### Task requirements
Give every entry again, unchanged, and leave its images out.

### Record extracts
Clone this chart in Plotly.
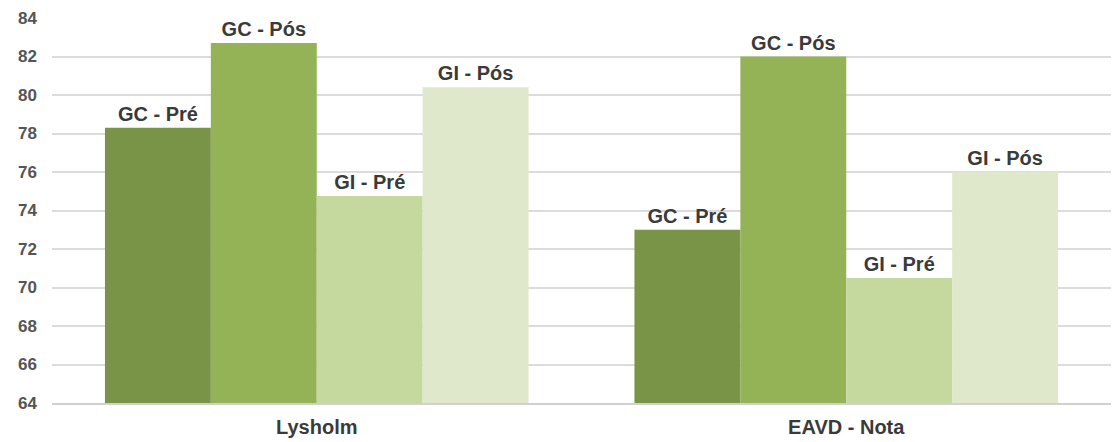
import plotly.graph_objects as go

categories = ["Lysholm", "EAVD - Nota"]
series_names = ["GC - Pré", "GC - Pós", "GI - Pré", "GI - Pós"]
gc_pre = [78.3, 73.0]
gc_pos = [82.7, 82.0]
gi_pre = [74.75, 70.5]
gi_pos = [80.4, 76.0]
y_ticks = [64, 66, 68, 70, 72, 74, 76, 78, 80, 82, 84]

values = [gc_pre, gc_pos, gi_pre, gi_pos]
colors = ["#7a9447", "#93b356", "#c5d89e", "#dfe8cb"]

fig = go.Figure()
for name, vals, col in zip(series_names, values, colors):
    fig.add_trace(go.Bar(
        x=categories, y=vals, name=name,
        marker=dict(color=col, line=dict(width=0)),
        text=[name] * len(vals), textposition="outside",
        textfont=dict(family="Liberation Sans", size=20, color="#3a3a3a", weight="bold"),
        cliponaxis=False,
    ))

fig.update_layout(
    width=1116, height=442,
    margin=dict(l=52, r=5, t=18, b=39),
    paper_bgcolor="white", plot_bgcolor="white",
    barmode="group", bargap=0.2, bargroupgap=0,
    showlegend=False,
    font=dict(family="Liberation Sans"),
)
fig.update_yaxes(
    range=[64, 84], tickvals=y_ticks,
    showgrid=True, gridcolor="#dcdcdc", gridwidth=1.5,
    zeroline=False, showline=False,
    tickfont=dict(family="Liberation Sans", size=17, color="#555555", weight="bold"),
    ticklabelstandoff=14,
)
fig.update_xaxes(
    showline=True, linecolor="#d0d0d0", linewidth=1.5,
    tickfont=dict(family="Liberation Sans", size=20, color="#3a3a3a", weight="bold"),
    ticklabelstandoff=5,
)

fig.write_html("out.html")
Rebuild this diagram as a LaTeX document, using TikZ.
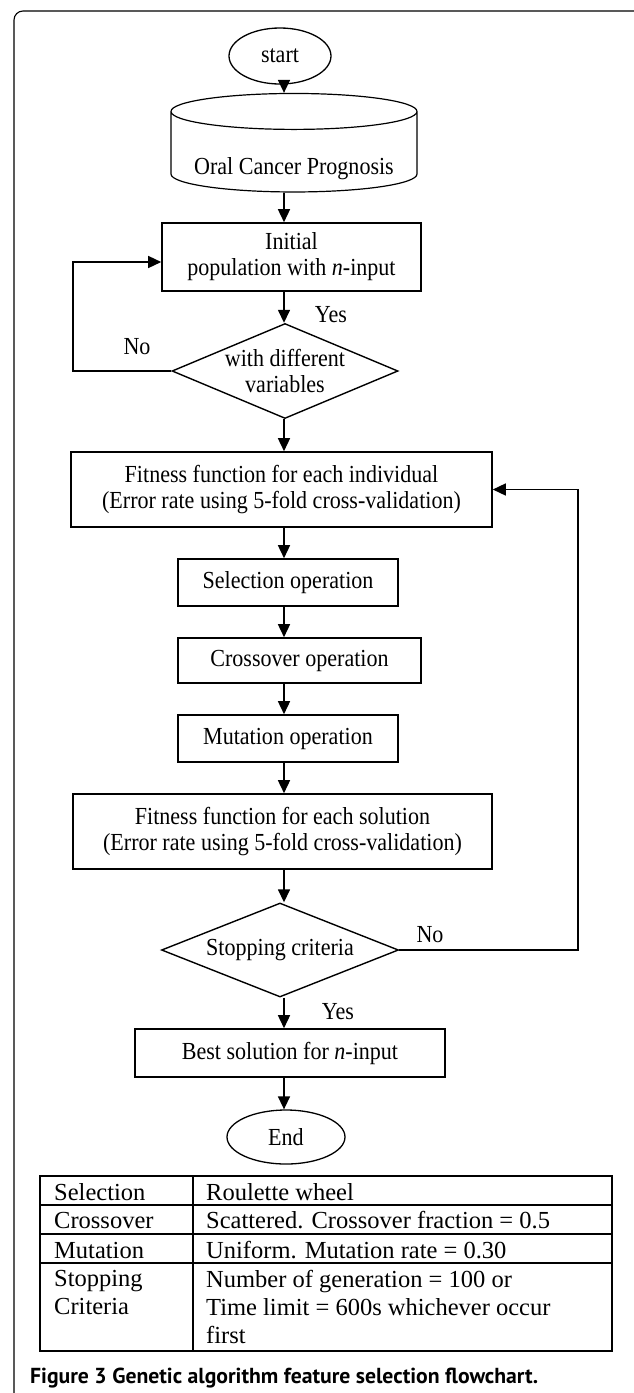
\documentclass[tikz,border=0pt]{standalone}
\usepackage{fontspec}
\setmainfont{Liberation Serif}[FakeStretch=0.9]
\newfontfamily\tabfont{Liberation Serif}
\newfontfamily\capfont{PT Sans}
\usetikzlibrary{shapes.geometric,arrows.meta}

\begin{document}
\begin{tikzpicture}[x=1pt, y=-1pt,
    every node/.style={font=\fontsize{24.5}{26}\selectfont},
    box/.style={draw, line width=1.6pt, inner sep=0pt, align=center},
    term/.style={draw, ellipse, line width=1.3pt, inner sep=0pt},
    test/.style={draw, diamond, aspect=2.4, line width=1.4pt, inner sep=-6pt, align=center},
    arr/.style={line width=1.5pt, -{Triangle[length=13pt, width=12pt]}},
    cell/.style={font=\tabfont\fontsize{24.5}{28}\selectfont, inner sep=0pt, align=left}]
    \useasboundingbox (0,0) rectangle (633,1393);
    \draw[line width=1.1pt, rounded corners=9pt] (14,1393) |- (640,11);

    \coordinate (mid) at (284,0);
    \node[term, minimum width=102pt, minimum height=56pt] (start) at (280,56) {start};
    \node[draw, cylinder, shape border rotate=90, aspect=0.18, line width=1.2pt,
        minimum width=246pt, minimum height=70pt, inner sep=0pt,
        text height=44pt, text depth=0pt] (db) at (294,152) {Oral Cancer Prognosis};
    \node[box, minimum width=259pt, minimum height=68pt] (init) at (291.5,257)
        {Initial\\population with \textit{n}-input};
    \node[test, minimum width=226pt, minimum height=95pt] (vary) at (285,371)
        {with different\\variables};
    \node[box, minimum width=421pt, minimum height=75pt] (fit1) at (281.5,489.5)
        {Fitness function for each individual\\(Error rate using 5-fold cross-validation)};
    \node[box, minimum width=220pt, minimum height=47pt] (sel) at (288,582.5) {Selection operation};
    \node[box, minimum width=243pt, minimum height=45pt] (cross) at (299.5,660.5) {Crossover operation};
    \node[box, minimum width=220pt, minimum height=47pt] (mut) at (288,738.5) {Mutation operation};
    \node[box, minimum width=419pt, minimum height=75pt] (fit2) at (282.5,831.5)
        {Fitness function for each solution\\(Error rate using 5-fold cross-validation)};
    \node[test, minimum width=237pt, minimum height=94pt] (stop) at (280,950) {Stopping criteria};
    \node[box, minimum width=310pt, minimum height=48pt] (best) at (290,1053)
        {Best solution for \textit{n}-input};
    \node[term, minimum width=118pt, minimum height=54pt] (end) at (286,1137) {End};

    \node (yes1) at (331,315) {Yes};
    \node (no1) at (137,347) {No};
    \node (no2) at (430,935) {No};
    \node (yes2) at (338,1012) {Yes};

    \draw[arr] (start.south -| mid) -- (db.north -| mid);
    \draw[arr] (db.south -| mid) -- (init.north -| mid);
    \draw[arr] (init.south -| mid) -- (vary.north -| mid);
    \draw[arr] (vary.south -| mid) -- (fit1.north -| mid);
    \draw[arr] (fit1.south -| mid) -- (sel.north -| mid);
    \draw[arr] (sel.south -| mid) -- (cross.north -| mid);
    \draw[arr] (cross.south -| mid) -- (mut.north -| mid);
    \draw[arr] (mut.south -| mid) -- (fit2.north -| mid);
    \draw[arr] (fit2.south -| mid) -- (stop.north -| mid);
    \draw[arr] (stop.south -| mid) -- (best.north -| mid);
    \draw[arr] (best.south -| mid) -- (end.north -| mid);

    \coordinate (loopA) at (73,262);
    \draw[arr] (vary.west) -| (loopA) -- (loopA -| init.west);
    \coordinate (loopB) at (578,0);
    \draw[arr] (stop.east) -| (loopB |- fit1.east) -- (fit1.east);

    % parameter table
    \draw[line width=1.5pt] (40,1176) rectangle (612,1351);
    \draw[line width=1.5pt] (193,1176) -- (193,1351)
        (40,1205) -- (612,1205) (40,1234) -- (612,1234) (40,1263) -- (612,1263);
    \node[cell, anchor=base west] (k1) at (54,1200) {Selection};
    \node[cell, anchor=base west] (v1) at (206,1200) {Roulette wheel};
    \node[cell, anchor=base west] (k2) at (54,1228) {Crossover};
    \node[cell, anchor=base west] (v2) at (206,1228) {Scattered. Crossover fraction = 0.5};
    \node[cell, anchor=base west] (k3) at (54,1258) {Mutation};
    \node[cell, anchor=base west] (v3) at (206,1258) {Uniform. Mutation rate = 0.30};
    \node[cell, anchor=north west] (k4) at (54,1270.5) {Stopping\\Criteria};
    \node[cell, anchor=north west] (v4) at (206,1270.5)
        {Number of generation = 100 or\\Time limit = 600s whichever occur\\first};

    \node[anchor=base west, inner sep=0pt, font=\capfont\bfseries\fontsize{21.7}{24}\selectfont]
        (cap) at (30,1383) {Figure 3 Genetic algorithm feature selection flowchart.};
\end{tikzpicture}
\end{document}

### Expected output
Clone this chart in Plotly.
import plotly.graph_objects as go

categories = ["Lysholm", "EAVD - Nota"]
series_names = ["GC - Pré", "GC - Pós", "GI - Pré", "GI - Pós"]
gc_pre = [78.3, 73.0]
gc_pos = [82.7, 82.0]
gi_pre = [74.75, 70.5]
gi_pos = [80.4, 76.0]
y_ticks = [64, 66, 68, 70, 72, 74, 76, 78, 80, 82, 84]

values = [gc_pre, gc_pos, gi_pre, gi_pos]
colors = ["#7a9447", "#93b356", "#c5d89e", "#dfe8cb"]

fig = go.Figure()
for name, vals, col in zip(series_names, values, colors):
    fig.add_trace(go.Bar(
        x=categories, y=vals, name=name,
        marker=dict(color=col, line=dict(width=0)),
        text=[name] * len(vals), textposition="outside",
        textfont=dict(family="Liberation Sans", size=20, color="#3a3a3a", weight="bold"),
        cliponaxis=False,
    ))

fig.update_layout(
    width=1116, height=442,
    margin=dict(l=52, r=5, t=18, b=39),
    paper_bgcolor="white", plot_bgcolor="white",
    barmode="group", bargap=0.2, bargroupgap=0,
    showlegend=False,
    font=dict(family="Liberation Sans"),
)
fig.update_yaxes(
    range=[64, 84], tickvals=y_ticks,
    showgrid=True, gridcolor="#dcdcdc", gridwidth=1.5,
    zeroline=False, showline=False,
    tickfont=dict(family="Liberation Sans", size=17, color="#555555", weight="bold"),
    ticklabelstandoff=14,
)
fig.update_xaxes(
    showline=True, linecolor="#d0d0d0", linewidth=1.5,
    tickfont=dict(family="Liberation Sans", size=20, color="#3a3a3a", weight="bold"),
    ticklabelstandoff=5,
)

fig.write_html("out.html")
Rebuild this diagram as a LaTeX document, using TikZ.
\documentclass[tikz,border=0pt]{standalone}
\usepackage{fontspec}
\setmainfont{Liberation Serif}[FakeStretch=0.9]
\newfontfamily\tabfont{Liberation Serif}
\newfontfamily\capfont{PT Sans}
\usetikzlibrary{shapes.geometric,arrows.meta}

\begin{document}
\begin{tikzpicture}[x=1pt, y=-1pt,
    every node/.style={font=\fontsize{24.5}{26}\selectfont},
    box/.style={draw, line width=1.6pt, inner sep=0pt, align=center},
    term/.style={draw, ellipse, line width=1.3pt, inner sep=0pt},
    test/.style={draw, diamond, aspect=2.4, line width=1.4pt, inner sep=-6pt, align=center},
    arr/.style={line width=1.5pt, -{Triangle[length=13pt, width=12pt]}},
    cell/.style={font=\tabfont\fontsize{24.5}{28}\selectfont, inner sep=0pt, align=left}]
    \useasboundingbox (0,0) rectangle (633,1393);
    \draw[line width=1.1pt, rounded corners=9pt] (14,1393) |- (640,11);

    \coordinate (mid) at (284,0);
    \node[term, minimum width=102pt, minimum height=56pt] (start) at (280,56) {start};
    \node[draw, cylinder, shape border rotate=90, aspect=0.18, line width=1.2pt,
        minimum width=246pt, minimum height=70pt, inner sep=0pt,
        text height=44pt, text depth=0pt] (db) at (294,152) {Oral Cancer Prognosis};
    \node[box, minimum width=259pt, minimum height=68pt] (init) at (291.5,257)
        {Initial\\population with \textit{n}-input};
    \node[test, minimum width=226pt, minimum height=95pt] (vary) at (285,371)
        {with different\\variables};
    \node[box, minimum width=421pt, minimum height=75pt] (fit1) at (281.5,489.5)
        {Fitness function for each individual\\(Error rate using 5-fold cross-validation)};
    \node[box, minimum width=220pt, minimum height=47pt] (sel) at (288,582.5) {Selection operation};
    \node[box, minimum width=243pt, minimum height=45pt] (cross) at (299.5,660.5) {Crossover operation};
    \node[box, minimum width=220pt, minimum height=47pt] (mut) at (288,738.5) {Mutation operation};
    \node[box, minimum width=419pt, minimum height=75pt] (fit2) at (282.5,831.5)
        {Fitness function for each solution\\(Error rate using 5-fold cross-validation)};
    \node[test, minimum width=237pt, minimum height=94pt] (stop) at (280,950) {Stopping criteria};
    \node[box, minimum width=310pt, minimum height=48pt] (best) at (290,1053)
        {Best solution for \textit{n}-input};
    \node[term, minimum width=118pt, minimum height=54pt] (end) at (286,1137) {End};

    \node (yes1) at (331,315) {Yes};
    \node (no1) at (137,347) {No};
    \node (no2) at (430,935) {No};
    \node (yes2) at (338,1012) {Yes};

    \draw[arr] (start.south -| mid) -- (db.north -| mid);
    \draw[arr] (db.south -| mid) -- (init.north -| mid);
    \draw[arr] (init.south -| mid) -- (vary.north -| mid);
    \draw[arr] (vary.south -| mid) -- (fit1.north -| mid);
    \draw[arr] (fit1.south -| mid) -- (sel.north -| mid);
    \draw[arr] (sel.south -| mid) -- (cross.north -| mid);
    \draw[arr] (cross.south -| mid) -- (mut.north -| mid);
    \draw[arr] (mut.south -| mid) -- (fit2.north -| mid);
    \draw[arr] (fit2.south -| mid) -- (stop.north -| mid);
    \draw[arr] (stop.south -| mid) -- (best.north -| mid);
    \draw[arr] (best.south -| mid) -- (end.north -| mid);

    \coordinate (loopA) at (73,262);
    \draw[arr] (vary.west) -| (loopA) -- (loopA -| init.west);
    \coordinate (loopB) at (578,0);
    \draw[arr] (stop.east) -| (loopB |- fit1.east) -- (fit1.east);

    % parameter table
    \draw[line width=1.5pt] (40,1176) rectangle (612,1351);
    \draw[line width=1.5pt] (193,1176) -- (193,1351)
        (40,1205) -- (612,1205) (40,1234) -- (612,1234) (40,1263) -- (612,1263);
    \node[cell, anchor=base west] (k1) at (54,1200) {Selection};
    \node[cell, anchor=base west] (v1) at (206,1200) {Roulette wheel};
    \node[cell, anchor=base west] (k2) at (54,1228) {Crossover};
    \node[cell, anchor=base west] (v2) at (206,1228) {Scattered. Crossover fraction = 0.5};
    \node[cell, anchor=base west] (k3) at (54,1258) {Mutation};
    \node[cell, anchor=base west] (v3) at (206,1258) {Uniform. Mutation rate = 0.30};
    \node[cell, anchor=north west] (k4) at (54,1270.5) {Stopping\\Criteria};
    \node[cell, anchor=north west] (v4) at (206,1270.5)
        {Number of generation = 100 or\\Time limit = 600s whichever occur\\first};

    \node[anchor=base west, inner sep=0pt, font=\capfont\bfseries\fontsize{21.7}{24}\selectfont]
        (cap) at (30,1383) {Figure 3 Genetic algorithm feature selection flowchart.};
\end{tikzpicture}
\end{document}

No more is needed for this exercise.